Asked by reporters after the hearing if he was concerned about a turf battle between congressional committees, Barr said he was confident any issue could be worked out.
"The committee and the Congress and the leadership are all going to work together to get the entire financial regulatory reform plan done and I don't think we as a country can afford and consumers cannot afford to let concerns about that dissuade us from getting the job done," he said. "The FTC does after-the-fact enforcement on a small part of the problem. It has a very small staff. It hasn't brought safety into the areas we need it."
Indeed, some observers noted that Energy and Commerce Committee Chairman Henry Waxman avoided taking a hard stance. Instead he raised general concerns about ensuring the FTC had sufficient power to accomplish its mandate and appeared to leave the door open to also supporting a new agency.
"It only makes sense to create a new agency if that new agency will become a strong, authoritative voice for consumers," the California Democrat said. "We must ensure the Federal Trade Commission is strengthened not weakened, by any changes. Unlike the banking agencies, FTC has consumer protection as its core mission. … It is not clear what impact these proposals would have on FTC or its ability to its perform consumer protection mission."

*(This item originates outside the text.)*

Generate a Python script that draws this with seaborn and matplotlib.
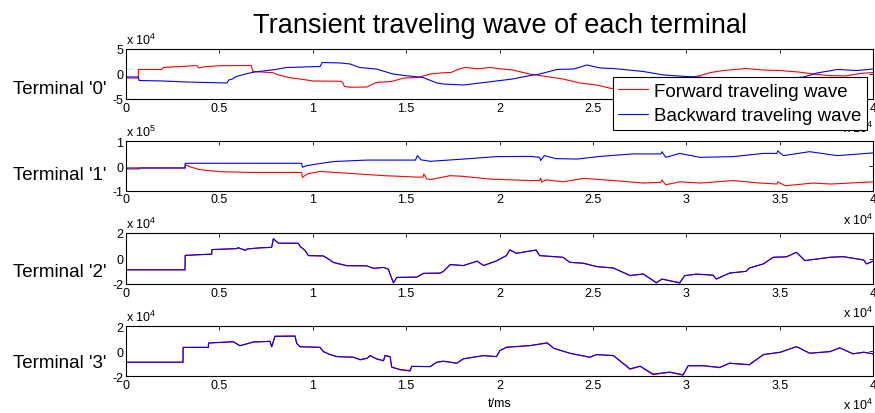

While the FTC backs the Obama plan, the banking agencies are not ready to give up their authority.
Supported by the industry, the banking regulators have argued that consumer protection can not be separated from prudential oversight of banks and thrifts. The agencies have not had a chance to testify before Congress on the issue. Some analysts said turf considerations could slow passage of a bill creating the agency, which the House Financial Services Committee is hoping to vote on this month.
Jaret Seiberg, an analyst with Stanford Research Group, a division of Concept Capital, said the concerns among members of the Energy and Commerce Committee are going to have to be addressed in some way.